Sam Maguire: What was really interesting that you mentioned there around the global south – I think, have you thought of much about, in your research, how you can kind of enable businesses to see society, not just in terms of their local area, but also in terms of the impact that their work has on the global society. So on citizens across the world, not just those that they can see and interact with on a daily basis.

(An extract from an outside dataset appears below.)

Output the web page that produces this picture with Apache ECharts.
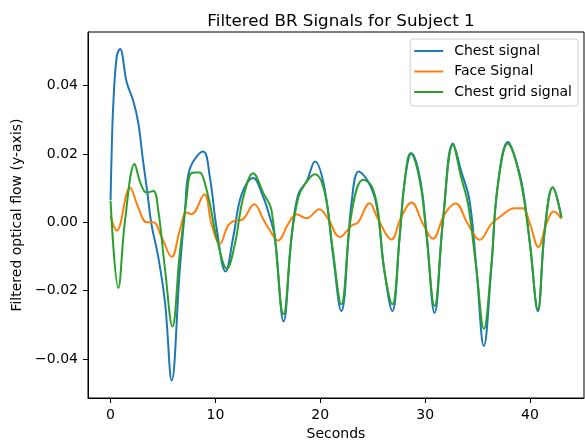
<!DOCTYPE html>
<html>
<head>
<meta charset="utf-8">
<script src="https://cdn.jsdelivr.net/npm/echarts@6/dist/echarts.min.js"></script>
<style>html,body{margin:0;padding:0;background:#fff}#c{width:585px;height:446px}</style>
</head>
<body>
<div id="c"></div>
<script>
var seriesNames = ['Chest signal', 'Face Signal', 'Chest grid signal'];
var xTicks = [0, 10, 20, 30, 40];
var yTicks = [-0.04, -0.02, 0.00, 0.02, 0.04];

var chestT = [0, 0.11, 0.27, 0.59, 0.9, 1.54, 2.17, 2.65, 3.1, 3.5, 3.9, 4.55, 5.2, 5.83, 6.6, 7.1, 7.57, 8.84, 9.48, 10.1, 10.97, 11.7, 12.5, 13.6, 14.55, 15.2, 15.67, 16.5, 17.26, 17.9, 18.7, 19.5, 20.4, 21.2, 22.0, 22.97, 23.67, 24.55, 25.35, 26.1, 26.87, 27.57, 28.05, 28.7, 29.5, 30.1, 30.9, 31.7, 32.65, 33.45, 34.24, 34.9, 35.6, 36.3, 36.9, 37.9, 38.5, 39.3, 40.0, 40.75, 41.4, 42.17, 43.0];
var chestV = [0.0065, 0.021, 0.035, 0.0486, 0.0507, 0.041, 0.0355, 0.029, 0.018, 0.009, -0.0005, -0.0101, -0.0236, -0.0463, -0.0139, 0.0035, 0.0158, 0.0207, 0.013, -0.0014, -0.0144, -0.0043, 0.0082, 0.013, 0.0075, 0.0014, -0.0043, -0.029, -0.0043, 0.0082, 0.012, 0.0178, 0.0101, -0.0091, -0.026, 0.0053, 0.0149, 0.012, 0.0053, -0.0139, -0.026, -0.0043, 0.012, 0.0202, 0.013, -0.002, -0.0265, 0.0005, 0.0231, 0.0149, 0.0063, -0.0139, -0.0362, -0.0139, 0.0101, 0.0236, 0.0197, 0.0101, -0.0063, -0.026, -0.0024, 0.0103, 0.0014];

var faceT = [0, 0.59, 1.86, 2.65, 3.45, 4.08, 4.87, 5.83, 6.6, 7.26, 7.73, 8.94, 9.63, 10.43, 11.2, 11.86, 12.5, 13.7, 14.55, 15.2, 15.98, 16.93, 17.73, 18.68, 19.9, 20.75, 21.86, 22.97, 23.6, 24.7, 25.5, 26.8, 27.7, 28.7, 29.8, 30.74, 31.86, 32.9, 34.08, 35.2, 36.3, 37.26, 38.5, 39.3, 40.0, 40.8, 41.55, 42.27, 43.0];
var faceV = [0.0019, -0.0024, 0.0101, 0.0043, 0.0, 0.0, -0.0043, -0.0101, -0.0024, 0.0029, 0.0024, 0.0082, -0.0005, -0.0063, -0.001, 0.0005, 0.0007, 0.0053, 0.001, -0.0024, -0.0053, -0.0005, 0.0024, 0.0012, 0.0038, 0.001, -0.0043, -0.001, 0.0, 0.0056, 0.001, -0.005, 0.0014, 0.0058, -0.0005, -0.0048, 0.0024, 0.0055, -0.0005, -0.0051, -0.0005, 0.0019, 0.0041, 0.0041, -0.0005, -0.0072, -0.0005, 0.0032, 0.001];

var gridT = [0, 0.74, 1.38, 2.3, 2.8, 3.45, 4.08, 4.55, 5.2, 5.9, 6.6, 7.26, 7.57, 8.05, 8.5, 8.84, 9.48, 10.1, 11.1, 11.86, 12.65, 13.6, 14.55, 15.35, 16.5, 17.26, 17.9, 18.5, 19.48, 20.4, 21.2, 22.0, 22.97, 24.08, 24.9, 25.5, 26.1, 26.87, 27.57, 28.05, 28.6, 29.5, 30.1, 30.9, 31.7, 32.65, 33.45, 34.1, 34.9, 35.6, 36.3, 36.9, 37.9, 38.5, 39.3, 40.0, 40.75, 41.4, 42.17, 43.0];
var gridV = [0.0063, -0.0192, 0.0005, 0.0171, 0.012, 0.0087, 0.0092, 0.0035, -0.0139, -0.0305, -0.0091, 0.0072, 0.0139, 0.0146, 0.0146, 0.013, 0.0053, -0.0043, -0.0135, -0.0063, 0.0072, 0.0144, 0.0087, 0.0035, -0.0269, -0.0043, 0.0072, 0.011, 0.0141, 0.0091, -0.0082, -0.024, 0.0024, 0.0125, 0.0106, 0.0034, -0.0139, -0.024, -0.004, 0.012, 0.0202, 0.012, -0.003, -0.0245, 0.0005, 0.0226, 0.013, 0.0053, -0.014, -0.0312, -0.013, 0.0101, 0.0231, 0.0195, 0.0091, -0.0065, -0.0255, -0.0024, 0.0103, 0.0014];

function pairs(t, v) { return t.map(function (x, i) { return [x, v[i]]; }); }

var FONT = 'DejaVu Sans';
var chart = echarts.init(document.getElementById('c'), null, { renderer: 'canvas' });
function mk(name, t, v, color) {
  return {
    name: name, type: 'line', data: pairs(t, v), showSymbol: false, symbol: 'none',
    smooth: 0.4,
    lineStyle: { color: color, width: 2 }, itemStyle: { color: color }, animation: false
  };
}
chart.setOption({
  animation: false,
  backgroundColor: '#fff',
  title: {
    text: 'Filtered BR Signals for Subject 1', left: 336, top: 8, textAlign: 'center',
    textStyle: { fontFamily: FONT, fontSize: 16.7, fontWeight: 'normal', color: '#000' }
  },
  legend: {
    orient: 'vertical', right: 7, top: 39, icon: 'rect', itemWidth: 29, itemHeight: 2,
    itemGap: 6.5, padding: [5, 6, 7, 4], borderColor: '#d0d0d0', borderWidth: 1, borderRadius: 3,
    backgroundColor: 'rgba(255,255,255,0.8)',
    textStyle: { fontFamily: FONT, fontSize: 14, color: '#000', lineHeight: 14, padding: [0, 0, 0, 6] },
    data: seriesNames
  },
  grid: { left: 88, right: 1, top: 32, bottom: 44, show: true, borderColor: '#000', borderWidth: 1, backgroundColor: 'transparent' },
  xAxis: {
    type: 'value', min: -2.15, max: 45.15,
    name: 'Seconds', nameLocation: 'middle', nameGap: 29,
    nameTextStyle: { fontFamily: FONT, fontSize: 14, color: '#000' },
    axisLine: { show: true, onZero: false, lineStyle: { color: '#000', width: 1 } },
    axisTick: { show: true, length: 5, customValues: xTicks, lineStyle: { color: '#000' } },
    axisLabel: { customValues: xTicks, fontFamily: FONT, fontSize: 14, color: '#000', margin: 10 },
    splitLine: { show: false }
  },
  yAxis: {
    type: 'value', min: -0.0514, max: 0.0557,
    name: 'Filtered optical flow (y-axis)', nameLocation: 'middle', nameGap: 59, nameRotate: 90,
    nameTextStyle: { fontFamily: FONT, fontSize: 14, color: '#000' },
    axisLine: { show: true, onZero: false, lineStyle: { color: '#000', width: 1 } },
    axisTick: { show: true, length: 5, customValues: yTicks, lineStyle: { color: '#000' } },
    axisLabel: {
      customValues: yTicks, fontFamily: FONT, fontSize: 14, color: '#000', margin: 10,
      formatter: function (v) { return v.toFixed(2).replace('-', '\u2212'); }
    },
    splitLine: { show: false }
  },
  series: [
    mk(seriesNames[0], chestT, chestV, '#1f77b4'),
    mk(seriesNames[1], faceT, faceV, '#ff7f0e'),
    mk(seriesNames[2], gridT, gridV, '#2ca02c')
  ]
});
</script>
</body>
</html>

Dr Sarah Ivory: Yeah, look, it’s a really interesting question. And it goes to that issue of influence. So who do we influence? So I often draw three circles on a piece of paper. In the middle, you’ve got your circle of control. That’s the things you are in complete control of. The next circle is your circle of influence. That’s the things you can influence. And the final is your circle of concern. We spend a lot of our time in our circles of concern. There’s not much we can do about it, but we’re worried about it.
Dr Sarah Ivory: I’m worried about poverty, I’m worried about childhood numeracy, I’m worried about domestic violence. I’m worried about all these things. There’s not much I can do about them, but I choose two things in my circles of concern that I’m going to focus my profession on. And those are climate change and critical thinking at university education level. And so then I look at my circle of control and I see what I can control in relation to those things. Well, I can control what I eat. I’ve moved to a more plant-based diet. I can control what I drive and when I drive and whether I drive, I can control those things. That’s great.

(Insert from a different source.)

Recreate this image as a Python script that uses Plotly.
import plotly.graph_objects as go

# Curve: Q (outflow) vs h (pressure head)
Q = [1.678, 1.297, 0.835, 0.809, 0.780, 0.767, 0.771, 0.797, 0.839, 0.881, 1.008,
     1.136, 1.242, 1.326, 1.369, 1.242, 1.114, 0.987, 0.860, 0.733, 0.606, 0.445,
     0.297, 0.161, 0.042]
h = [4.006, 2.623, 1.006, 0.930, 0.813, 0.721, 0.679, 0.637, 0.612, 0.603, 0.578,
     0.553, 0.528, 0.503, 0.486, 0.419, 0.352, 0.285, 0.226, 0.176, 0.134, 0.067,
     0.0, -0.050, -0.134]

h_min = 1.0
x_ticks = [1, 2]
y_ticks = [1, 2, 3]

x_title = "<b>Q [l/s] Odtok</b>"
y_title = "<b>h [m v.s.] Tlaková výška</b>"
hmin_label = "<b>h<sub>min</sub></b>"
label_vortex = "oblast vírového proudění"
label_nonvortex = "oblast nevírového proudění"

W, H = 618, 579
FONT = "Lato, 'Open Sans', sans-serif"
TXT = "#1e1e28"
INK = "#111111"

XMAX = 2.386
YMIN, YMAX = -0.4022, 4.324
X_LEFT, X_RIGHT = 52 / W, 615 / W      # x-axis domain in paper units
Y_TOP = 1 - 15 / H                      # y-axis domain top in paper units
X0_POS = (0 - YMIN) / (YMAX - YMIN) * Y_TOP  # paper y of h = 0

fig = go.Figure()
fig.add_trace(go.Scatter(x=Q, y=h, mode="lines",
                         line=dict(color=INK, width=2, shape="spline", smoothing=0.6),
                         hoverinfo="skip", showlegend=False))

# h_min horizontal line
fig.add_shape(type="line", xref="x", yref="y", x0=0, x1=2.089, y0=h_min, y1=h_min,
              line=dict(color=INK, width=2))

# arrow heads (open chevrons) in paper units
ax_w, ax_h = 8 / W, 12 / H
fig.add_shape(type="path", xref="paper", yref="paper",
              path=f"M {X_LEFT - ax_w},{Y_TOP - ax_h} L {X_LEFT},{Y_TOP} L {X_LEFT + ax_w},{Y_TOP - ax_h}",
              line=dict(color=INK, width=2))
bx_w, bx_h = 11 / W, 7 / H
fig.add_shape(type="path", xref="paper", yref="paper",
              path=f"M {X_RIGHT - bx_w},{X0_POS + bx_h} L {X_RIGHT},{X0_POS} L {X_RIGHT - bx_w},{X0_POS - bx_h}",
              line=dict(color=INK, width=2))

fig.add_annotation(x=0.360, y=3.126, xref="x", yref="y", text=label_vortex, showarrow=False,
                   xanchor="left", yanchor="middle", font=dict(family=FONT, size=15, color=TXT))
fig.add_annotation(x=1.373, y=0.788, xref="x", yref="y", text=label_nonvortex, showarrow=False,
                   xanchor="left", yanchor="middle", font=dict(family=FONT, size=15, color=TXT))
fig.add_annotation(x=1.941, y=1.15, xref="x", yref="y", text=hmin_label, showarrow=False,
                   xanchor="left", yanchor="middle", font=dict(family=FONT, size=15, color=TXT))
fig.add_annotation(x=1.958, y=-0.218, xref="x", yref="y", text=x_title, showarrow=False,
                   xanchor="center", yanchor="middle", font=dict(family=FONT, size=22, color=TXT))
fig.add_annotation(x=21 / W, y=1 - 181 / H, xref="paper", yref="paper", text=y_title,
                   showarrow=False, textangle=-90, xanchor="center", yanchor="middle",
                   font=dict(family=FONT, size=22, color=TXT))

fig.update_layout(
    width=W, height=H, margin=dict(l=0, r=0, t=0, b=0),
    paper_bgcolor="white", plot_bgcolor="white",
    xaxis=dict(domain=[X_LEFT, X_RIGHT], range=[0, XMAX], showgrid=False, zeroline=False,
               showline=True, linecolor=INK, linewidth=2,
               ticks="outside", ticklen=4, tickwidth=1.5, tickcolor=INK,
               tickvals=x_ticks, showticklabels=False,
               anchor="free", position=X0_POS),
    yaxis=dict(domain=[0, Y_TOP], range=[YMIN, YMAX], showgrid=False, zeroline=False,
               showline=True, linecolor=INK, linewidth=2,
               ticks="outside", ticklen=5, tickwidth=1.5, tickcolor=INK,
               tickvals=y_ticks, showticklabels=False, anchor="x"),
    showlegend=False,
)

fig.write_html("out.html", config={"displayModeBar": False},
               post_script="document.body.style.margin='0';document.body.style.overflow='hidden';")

Dr Sarah Ivory: And I do those things. The bigger impact I can have is always going to be in my circle of influence the middle one. I would encourage businesses to really think about their circle of influence. Who can they influence and how? They can’t control them.
Dr Sarah Ivory: But they can influence them. Who in their supply chain can they influence to change, to, to think, to help them understand and down their value chain, who, which customers, consumers can they influence. So I’m often on BBC and I’m asked this question, , what should individuals do to help with the climate crisis?
Dr Sarah Ivory: And I always answer. I don’t want to say eat less meat because if you’re running a Fortune 500 company, I kind of don’t care how much meat you eat. I care whether you’re using the influence you have in running this massive company to change the direction of climate change. Equally, if meat is a big part of your diet and you don’t have natural influence in other places – yes, I would like you to eat less meat. So actually looking at where you can influence the change most is really important. And I think we can get stuck in numbers and exact movements. A fantastic woman at the bank of England who ran a seminar made a really interesting point. And she said, imagine we are like the Titanic and we are heading towards the iceberg and we are debating how far right to turn or how far left to turn and exactly where we should end up, and because we’re debating that, we’re not turning at all and that’s what we’re doing. So we just need to shift away from the iceberg that is climate change and then as we start doing that, which we’re seeing, then we’ll get a better sense of exactly whether we need to shift more and more and more.
Dr Sarah Ivory: So I would encourage businesses to think about that influence that they can have in what they do in their main operations.
Sam Maguire: Perfect. That is a really great framework that we can finish on Sarah. And I just want to say, Dr. Ivory, thank you so much for your time today. It’s been hugely enlightening and we will hopefully be seeing a lot more of your work in the future as we start to tackle the climate crisis in earnest. Thank you.
Dr Sarah Ivory: Great! Thank you so much.